Choosing the right typography for an ethnic or cultural restaurant goes far beyond picking a font that "looks exotic." The wrong pairing can make a Thai restaurant feel Mexican, or turn an Italian trattoria into a generic pizza shop. Authentic cultural font pairings for dining brands require deliberate choices rooted in visual tradition, legibility, and brand cohesion.
A cultural font pairing combines a display typeface that evokes a specific heritage with a secondary font that ensures readability across menus, signage, and digital platforms. The display font carries the emotional weight. The supporting font does the practical work.
For example, a Japanese izakaya might pair a brush-style typeface like Shippori Mincho with a clean sans-serif like Noto Sans for body text. This combination references calligraphic tradition without sacrificing menu legibility under dim lighting.
Authenticity here means the typography draws from real visual conventions of a culture not a Western designer's shorthand for "foreign." Devanagari-inspired letterforms belong to South Asian contexts. Geometric Art Deco scripts suit Art Deco-era Egyptian restaurants. Context matters.
Font choice becomes critical at three moments: first impressions (the storefront or website hero image), ordering decisions (the menu), and memory formation (the takeaway bag, receipt, or business card). Each touchpoint reinforces or dilutes the cultural story you are telling.
A Mexican restaurant using a cartoonish "sombrero font" for its logo but a standard Arial menu sends conflicting signals. The pairing feels incoherent. Conversely, a pairing like Bodoni Moda for headers and Lora for body text suits an upscale Persian restaurant elegant, high-contrast, and grounded in typographic traditions of refined printed text.

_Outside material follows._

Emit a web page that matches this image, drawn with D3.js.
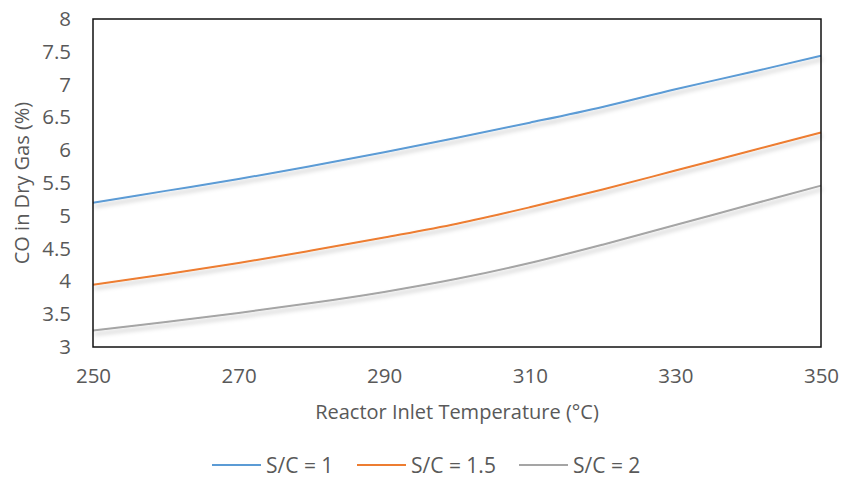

Chinese restaurants spanning Cantonese fine dining and Sichuan street food concepts need different typeface directions. Cantonese establishments often benefit from high-contrast serif fonts referencing traditional printing. Sichuan-inspired brands might lean into bolder, more expressive display faces that match the cuisine's intensity.

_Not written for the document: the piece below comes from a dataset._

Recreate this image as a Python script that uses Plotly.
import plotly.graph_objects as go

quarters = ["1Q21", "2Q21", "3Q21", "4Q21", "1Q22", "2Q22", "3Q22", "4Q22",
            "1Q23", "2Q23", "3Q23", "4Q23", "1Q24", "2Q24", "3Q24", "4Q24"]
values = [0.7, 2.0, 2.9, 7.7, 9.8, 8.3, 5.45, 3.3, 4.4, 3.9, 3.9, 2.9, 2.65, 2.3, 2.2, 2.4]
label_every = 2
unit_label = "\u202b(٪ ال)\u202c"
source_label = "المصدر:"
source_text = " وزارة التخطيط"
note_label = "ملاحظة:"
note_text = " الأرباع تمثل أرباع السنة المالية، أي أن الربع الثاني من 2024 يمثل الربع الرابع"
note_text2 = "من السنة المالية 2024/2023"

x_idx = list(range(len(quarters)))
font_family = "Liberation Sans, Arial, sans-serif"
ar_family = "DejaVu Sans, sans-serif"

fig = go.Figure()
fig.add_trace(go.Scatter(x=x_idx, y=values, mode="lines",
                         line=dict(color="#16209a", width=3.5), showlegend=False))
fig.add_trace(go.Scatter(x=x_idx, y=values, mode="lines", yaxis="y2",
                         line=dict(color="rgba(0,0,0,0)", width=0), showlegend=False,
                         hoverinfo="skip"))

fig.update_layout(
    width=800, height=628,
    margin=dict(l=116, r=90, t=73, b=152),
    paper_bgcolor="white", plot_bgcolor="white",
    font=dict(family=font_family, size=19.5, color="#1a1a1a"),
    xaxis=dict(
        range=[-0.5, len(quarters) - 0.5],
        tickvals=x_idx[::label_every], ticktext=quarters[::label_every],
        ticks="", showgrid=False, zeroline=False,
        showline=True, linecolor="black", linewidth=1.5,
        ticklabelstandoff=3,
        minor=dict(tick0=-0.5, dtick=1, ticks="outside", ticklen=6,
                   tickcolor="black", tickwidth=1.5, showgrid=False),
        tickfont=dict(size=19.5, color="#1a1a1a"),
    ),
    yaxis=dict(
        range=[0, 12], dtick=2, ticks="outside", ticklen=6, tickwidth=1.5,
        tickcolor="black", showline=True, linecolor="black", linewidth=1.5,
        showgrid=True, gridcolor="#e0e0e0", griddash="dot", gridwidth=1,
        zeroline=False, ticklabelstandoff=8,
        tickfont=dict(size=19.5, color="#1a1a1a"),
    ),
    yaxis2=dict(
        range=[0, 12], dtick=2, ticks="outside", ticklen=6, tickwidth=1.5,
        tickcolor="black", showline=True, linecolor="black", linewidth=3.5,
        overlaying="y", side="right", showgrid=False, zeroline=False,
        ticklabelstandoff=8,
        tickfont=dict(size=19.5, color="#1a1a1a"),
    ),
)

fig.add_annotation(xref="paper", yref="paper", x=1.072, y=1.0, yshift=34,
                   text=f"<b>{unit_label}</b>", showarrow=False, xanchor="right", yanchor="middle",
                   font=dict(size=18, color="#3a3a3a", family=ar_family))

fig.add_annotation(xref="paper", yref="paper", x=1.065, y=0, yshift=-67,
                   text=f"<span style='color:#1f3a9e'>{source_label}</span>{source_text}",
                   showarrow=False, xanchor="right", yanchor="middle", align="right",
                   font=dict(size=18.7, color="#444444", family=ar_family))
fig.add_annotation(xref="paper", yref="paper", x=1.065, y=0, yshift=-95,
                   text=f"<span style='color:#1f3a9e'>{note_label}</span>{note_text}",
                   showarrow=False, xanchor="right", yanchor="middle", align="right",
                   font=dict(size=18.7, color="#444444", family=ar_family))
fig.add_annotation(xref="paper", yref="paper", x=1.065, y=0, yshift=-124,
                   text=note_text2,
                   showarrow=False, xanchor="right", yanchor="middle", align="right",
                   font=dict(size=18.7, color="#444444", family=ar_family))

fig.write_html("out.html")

A rustic Greek taverna with exposed stone walls pairs well with humanist serif fonts like GFS Didot a typeface with genuine Greek typographic roots. A sleek Korean BBQ lounge calls for geometric sans-serifs with subtle angular details. The typography should feel native to the dining environment.
Diaspora communities often recognize and appreciate genuine cultural references that mainstream audiences might miss. If your primary clientele shares the restaurant's cultural background, leaning into heritage typefaces signals respect. For mixed audiences, pairing a culturally specific display font with a universally accessible body font creates entry points for everyone.
Mistake: Using "ethnic-style" novelty fonts designed by Western foundries with no cultural connection. Fix: Seek out type designers from the relevant culture. Foundries like Sakndertype (Indonesian), Sarit Type Design (Hebrew), or Klim Type Foundry (which includes Pacific-influenced designs) offer work grounded in genuine visual literacy.
Mistake: Pairing two decorative fonts together, creating visual noise. Fix: Follow the contrast principle if the display font is ornate, the body font should be restrained.
Mistake: Choosing fonts based solely on trends. Fix: Reference historical menus, signage, and printed materials from the cuisine's region of origin before selecting.
Authentic cultural font pairings for dining brands are not about decoration. They are a form of visual respect and a practical business decision that shapes how customers perceive your food before the first bite.